■ What is being asked
Set down the data below from its first line to the line holding "plt.rcParams['font.family'] = ['Liberation", inclusive; omit all pictures.

■ Supplied information

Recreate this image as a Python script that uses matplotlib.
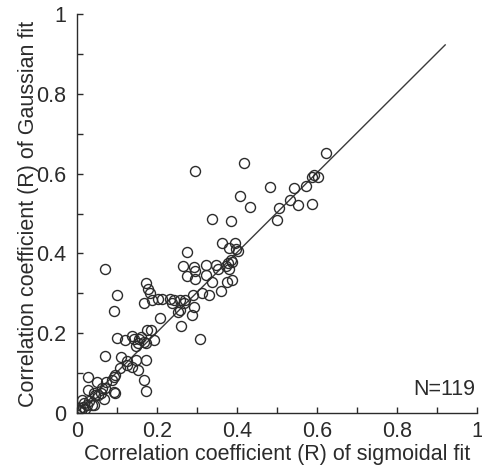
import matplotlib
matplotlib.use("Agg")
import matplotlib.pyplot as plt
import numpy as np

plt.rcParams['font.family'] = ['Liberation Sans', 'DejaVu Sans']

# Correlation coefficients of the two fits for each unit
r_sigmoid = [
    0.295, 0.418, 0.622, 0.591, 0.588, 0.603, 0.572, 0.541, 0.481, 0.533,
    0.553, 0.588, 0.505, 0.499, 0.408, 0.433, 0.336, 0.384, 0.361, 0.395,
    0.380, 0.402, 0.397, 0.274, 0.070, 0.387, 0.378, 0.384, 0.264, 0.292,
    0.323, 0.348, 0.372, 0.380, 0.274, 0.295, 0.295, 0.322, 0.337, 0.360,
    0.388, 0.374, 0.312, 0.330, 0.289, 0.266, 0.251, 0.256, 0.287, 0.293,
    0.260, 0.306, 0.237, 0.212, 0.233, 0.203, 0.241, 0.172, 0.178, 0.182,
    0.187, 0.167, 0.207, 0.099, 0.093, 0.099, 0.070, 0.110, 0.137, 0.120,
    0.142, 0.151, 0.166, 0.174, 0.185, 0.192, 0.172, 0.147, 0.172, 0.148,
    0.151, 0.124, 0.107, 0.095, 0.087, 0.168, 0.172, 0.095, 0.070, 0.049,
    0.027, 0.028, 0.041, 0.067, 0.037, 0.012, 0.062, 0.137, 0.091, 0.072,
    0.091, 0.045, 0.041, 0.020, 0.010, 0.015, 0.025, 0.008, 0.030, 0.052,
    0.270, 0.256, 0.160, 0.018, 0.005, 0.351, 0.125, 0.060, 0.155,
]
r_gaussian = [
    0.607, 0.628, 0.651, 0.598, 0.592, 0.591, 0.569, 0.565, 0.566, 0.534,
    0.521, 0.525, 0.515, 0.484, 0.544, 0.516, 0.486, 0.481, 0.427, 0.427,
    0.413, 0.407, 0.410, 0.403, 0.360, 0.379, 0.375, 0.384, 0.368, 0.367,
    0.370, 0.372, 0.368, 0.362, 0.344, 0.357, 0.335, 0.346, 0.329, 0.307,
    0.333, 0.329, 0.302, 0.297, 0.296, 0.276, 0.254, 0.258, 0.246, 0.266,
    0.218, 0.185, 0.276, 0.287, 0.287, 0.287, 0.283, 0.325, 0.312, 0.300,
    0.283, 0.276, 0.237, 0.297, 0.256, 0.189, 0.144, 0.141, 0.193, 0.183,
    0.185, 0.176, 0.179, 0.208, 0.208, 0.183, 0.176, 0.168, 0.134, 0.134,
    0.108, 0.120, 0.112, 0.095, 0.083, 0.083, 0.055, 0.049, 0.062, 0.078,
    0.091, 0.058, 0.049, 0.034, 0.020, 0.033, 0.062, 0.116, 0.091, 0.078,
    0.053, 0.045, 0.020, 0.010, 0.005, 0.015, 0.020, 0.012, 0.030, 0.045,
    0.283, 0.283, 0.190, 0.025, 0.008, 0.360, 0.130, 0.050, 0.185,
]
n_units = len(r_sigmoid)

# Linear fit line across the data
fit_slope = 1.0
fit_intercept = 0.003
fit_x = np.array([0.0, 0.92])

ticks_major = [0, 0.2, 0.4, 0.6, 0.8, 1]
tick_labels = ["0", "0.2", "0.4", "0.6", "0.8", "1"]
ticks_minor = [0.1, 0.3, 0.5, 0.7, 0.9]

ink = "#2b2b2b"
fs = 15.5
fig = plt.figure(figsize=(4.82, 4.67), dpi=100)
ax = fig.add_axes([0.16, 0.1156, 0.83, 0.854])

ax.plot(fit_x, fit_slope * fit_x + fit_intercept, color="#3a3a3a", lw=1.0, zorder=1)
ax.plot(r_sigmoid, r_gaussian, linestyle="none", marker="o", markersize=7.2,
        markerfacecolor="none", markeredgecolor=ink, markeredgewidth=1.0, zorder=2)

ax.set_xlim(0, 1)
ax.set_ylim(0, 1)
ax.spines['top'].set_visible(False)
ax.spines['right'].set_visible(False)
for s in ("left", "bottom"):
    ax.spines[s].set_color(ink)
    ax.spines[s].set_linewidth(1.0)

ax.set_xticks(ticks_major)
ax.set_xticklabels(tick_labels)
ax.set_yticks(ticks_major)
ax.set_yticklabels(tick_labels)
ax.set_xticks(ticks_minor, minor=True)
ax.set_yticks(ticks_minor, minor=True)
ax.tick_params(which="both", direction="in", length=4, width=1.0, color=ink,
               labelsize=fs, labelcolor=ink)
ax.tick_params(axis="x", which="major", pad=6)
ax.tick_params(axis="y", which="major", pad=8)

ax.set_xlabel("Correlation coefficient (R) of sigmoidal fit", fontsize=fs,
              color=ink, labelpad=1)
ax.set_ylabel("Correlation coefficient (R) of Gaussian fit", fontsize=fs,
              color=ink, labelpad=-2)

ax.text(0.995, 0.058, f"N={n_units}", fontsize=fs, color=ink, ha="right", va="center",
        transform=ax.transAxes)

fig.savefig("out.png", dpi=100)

■ Expected answer
Recreate this image as a Python script that uses matplotlib.
import matplotlib
matplotlib.use("Agg")
import matplotlib.pyplot as plt
import numpy as np

plt.rcParams['font.family'] = ['Liberation Sans', 'DejaVu Sans']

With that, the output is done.